Even with this constant reminder you still have to learn how to practice properly to get the most out of every session. Playing scales up and down mindlessly has very little benefit (unless you enjoy doing only scales) and may bore you to tears very quickly. So get out your guitar, and set an intention for that session. Without a clearly defined intention or goal you have nothing to achieve. Then when playing your scales or technique, you have to focus on very small and specific things in your playing that you want to improve. This can be things like how relaxed your hands are. how synchronized they are. trying different sequences (always fun), what is you tone like. are you playing in time with the metronome (you had better be playing with a metronome!!!). Doing this will help identify where things are going wrong quickly and let you fix them.
So you are now paying close attention to what you are playing and you have worked out all the kinks, and have nailed it once. DO IT AGAIN!!! AND AGAIN!!! AND AGIN!! Yep, reputation is key to learning. When I get students to learn the notes in a scale I get them to ‘Say then Play’. First you read the note, then you say the note, then you play the note. This is because the brain has to build up networks in layers. You do it once and it is in your short term memory, you’ll be able to remember and repeat the task or information for a short while. With reputation the brain cements this knowledge into the long term and working memory. This way you ‘Know’ what you have learnt and don’t have to work it out again.

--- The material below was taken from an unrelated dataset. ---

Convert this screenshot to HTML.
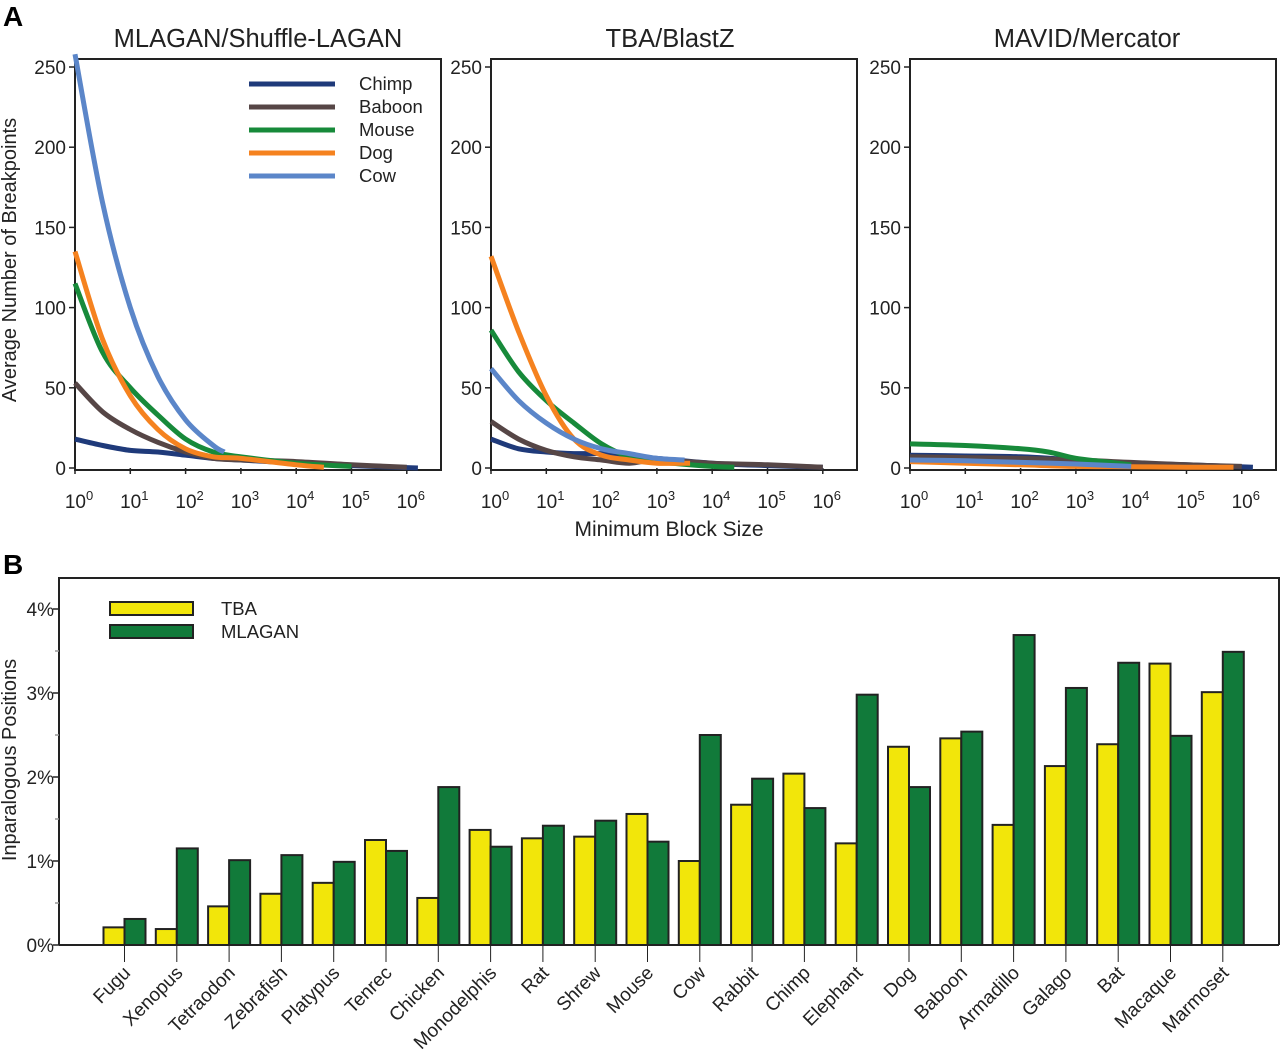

And that is my goal when I practice now. I want to “know” my stuff. I don’t want to have to think for a second while playing. I just want to enjoy the music and have the ability to express the emotions I choose to express, not just string a bunch of stuff together that sounds OK if I’m lucky. Because playing should be fun, not a torment. There’s time for thinking about music and time for playing it. So find what motivates you, immerse yourself in it and use it to focus your practice so that you can be at your best and enjoy your music more.
So what motivates you?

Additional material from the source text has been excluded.